Kamis, 26 Agustus 2010

The reader: Amy Richardson


If you put a thousand different candy bars in an industrial sized blender and then added your own body weight in white sugar plus several truckloads of glucose syrup and then blended it all together the resulting formula would still only be a FRACTION as sweet as my friend Amy. Amos is a writer and sub editor who enjoys perpetuating insane celebrity conspiracy theories, anything miniature, anything cute and Mr Shu from Glee. She also writes one of my all time favourite blogs Pretty Pretty Yum Yum. These are her three favourite cook books.



 The Hummingbird Bakery cookbook
"I had never heard of London’s Hummingbird Bakery (“a sweet tooth’s delight” with “legendary” cupcakes, according to Gwyneth Paltrow) until I came across this gorgeous cookbook in Paddington’s Ariel bookstore. The bakery opened in 2002 on Portobello Road, after owner Tarek Malouf spent a Thanksgiving in North Carolina and developed an appetite for American pies, brownies and cakes. The cookbook serves up recipes for bake-sale classics such as red velvet cupcakes and banana cream pie, as well as the Hummingbird’s signature creations, like their raspberry cheesecake brownie. It’s a great compilation cookbook of OTT American yumminess.

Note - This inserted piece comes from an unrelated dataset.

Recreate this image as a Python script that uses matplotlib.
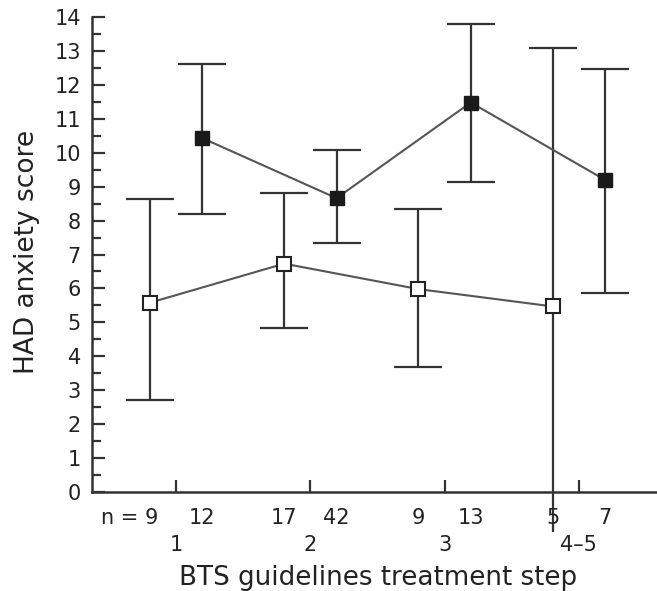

My favourite recipe: Raspberry cheesecake brownie 

Gooey brownie + cheesecake + raspberry cream, this dessert isn’t just a pretty face – it’s one of the most irresistible combos I’ve ever tried. The triple-layered treat is easy to make. It just takes a bit of time – first make the dark-chocolate brownie base, then the creamy cheesecake layer, and finally the raspberry whipped cream. The standard reaction from friends when presented with this dessert: “OMG." 

Meals I want to cook for my boyfriend

This was a gift from my friends Hon and Mads when we lived in Japan. I couldn’t read the title so I was happily flicking through, looking at all the cute pictures when they started laughing and said, ‘Do you want to know what the cookbook is about? It’s meals to cook for your boyfriend! Haha!!!’ So I guess all the recipes have one thing in common – apparently they make men very happy. I love this cookbook because it has only-in-Japan café-style recipes like Hamburger Steak, Taco Rice, Omu-rice and Oyako-don, and super-kawaii styling. I can’t read all of the directions but I use my Japanese dictionary to work out all the ingredients and go from there. It’s a great way to practice Japanese. 



My favourite recipe: Ethnic Mixed Rice 
This is the tastiest, speediest weeknight meal: minced chicken stir-fried with garlic, ginger, capsicum, green beans, chilli, oyster sauce and fish sauce, served with rice, a fried egg, coriander and peanuts. It makes a great bento box for the next day’s lunch, too.


Bourke Street Bakery: The ultimate baking companion

This hardcover volume is of Macquarie-dictionary proportions and I imagined it to be one of those cookbooks you spend hours drooling over but never actually make anything from (the beautiful photography makes the baguettes, pastries and pies look even more mouth-watering than in real life ~ sigh). I thought, ‘it’s got to be easier to walk over to the Bourkery than make puff pastry from scratch (the recipe is four pages)’. But you can take a bit of liberty with the recipes when you’re short of time… Like making the sausage rolls with puff pastry from the store or the lemon curd tarts (my boyfriend’s favourite recipe) with ready-made pastry shells. In 370 pages, the cookbook reveals the secrets to every Bourke Street favourite: from chocolate sour cherry biscuits to ginger brulee tarts to lamb and harissa sausage rolls. Mmmmmmmm.



My favourite recipe: Pork & fennel sausage rolls

As you are sautéing the ingredients, the aroma of pork, garlic, onion, celery, carrots and fennel fills your kitchen and you almost feel like you are walking towards the store, smelling a fresh batch of sausage rolls. It is pretty awesome that they have provided the recipe for their most legendary offering."